### STORED DATA:

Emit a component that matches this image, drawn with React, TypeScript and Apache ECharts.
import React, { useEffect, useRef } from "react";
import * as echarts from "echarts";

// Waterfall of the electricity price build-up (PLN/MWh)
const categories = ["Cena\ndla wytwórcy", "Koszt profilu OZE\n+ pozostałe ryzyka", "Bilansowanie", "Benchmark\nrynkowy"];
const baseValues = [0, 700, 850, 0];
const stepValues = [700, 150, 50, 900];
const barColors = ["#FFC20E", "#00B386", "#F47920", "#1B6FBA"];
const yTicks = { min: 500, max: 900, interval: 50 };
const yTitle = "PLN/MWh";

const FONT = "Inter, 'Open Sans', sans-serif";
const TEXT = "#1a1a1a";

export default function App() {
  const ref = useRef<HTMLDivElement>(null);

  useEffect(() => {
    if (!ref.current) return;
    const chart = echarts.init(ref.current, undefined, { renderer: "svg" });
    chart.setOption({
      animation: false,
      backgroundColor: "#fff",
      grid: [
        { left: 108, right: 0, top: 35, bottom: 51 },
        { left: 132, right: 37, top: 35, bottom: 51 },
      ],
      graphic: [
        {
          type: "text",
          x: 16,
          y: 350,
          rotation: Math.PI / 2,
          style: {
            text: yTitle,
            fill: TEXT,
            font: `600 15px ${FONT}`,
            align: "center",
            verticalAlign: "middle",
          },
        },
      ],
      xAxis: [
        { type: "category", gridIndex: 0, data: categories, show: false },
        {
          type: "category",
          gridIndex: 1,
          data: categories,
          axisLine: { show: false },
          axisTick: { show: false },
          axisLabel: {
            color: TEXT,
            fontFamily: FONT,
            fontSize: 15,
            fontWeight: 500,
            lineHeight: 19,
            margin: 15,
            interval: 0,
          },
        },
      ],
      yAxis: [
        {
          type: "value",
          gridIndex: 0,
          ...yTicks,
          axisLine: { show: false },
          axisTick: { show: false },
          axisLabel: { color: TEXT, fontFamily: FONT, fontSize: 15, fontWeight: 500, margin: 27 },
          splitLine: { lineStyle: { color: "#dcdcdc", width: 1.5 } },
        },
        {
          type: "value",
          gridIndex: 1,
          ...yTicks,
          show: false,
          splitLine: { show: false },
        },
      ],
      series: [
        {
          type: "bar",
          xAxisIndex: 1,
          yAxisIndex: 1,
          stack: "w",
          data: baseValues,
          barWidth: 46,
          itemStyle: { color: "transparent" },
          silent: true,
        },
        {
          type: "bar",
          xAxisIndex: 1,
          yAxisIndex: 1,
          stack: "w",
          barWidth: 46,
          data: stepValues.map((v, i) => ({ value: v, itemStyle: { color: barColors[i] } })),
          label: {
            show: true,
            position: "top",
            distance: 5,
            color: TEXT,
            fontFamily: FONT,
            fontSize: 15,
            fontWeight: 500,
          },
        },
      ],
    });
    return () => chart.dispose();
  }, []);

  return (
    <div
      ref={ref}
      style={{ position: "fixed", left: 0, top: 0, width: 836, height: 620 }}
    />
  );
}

### EXERCISE:
Copy out the listing above, line by line and exactly, from its first line to the line holding "const ref = useRef<HTMLDivElement>(null);", inclusive.

### ANSWER TO THIS EXERCISE:
Emit a component that matches this image, drawn with React, TypeScript and Apache ECharts.
import React, { useEffect, useRef } from "react";
import * as echarts from "echarts";

// Waterfall of the electricity price build-up (PLN/MWh)
const categories = ["Cena\ndla wytwórcy", "Koszt profilu OZE\n+ pozostałe ryzyka", "Bilansowanie", "Benchmark\nrynkowy"];
const baseValues = [0, 700, 850, 0];
const stepValues = [700, 150, 50, 900];
const barColors = ["#FFC20E", "#00B386", "#F47920", "#1B6FBA"];
const yTicks = { min: 500, max: 900, interval: 50 };
const yTitle = "PLN/MWh";

const FONT = "Inter, 'Open Sans', sans-serif";
const TEXT = "#1a1a1a";

export default function App() {
  const ref = useRef<HTMLDivElement>(null);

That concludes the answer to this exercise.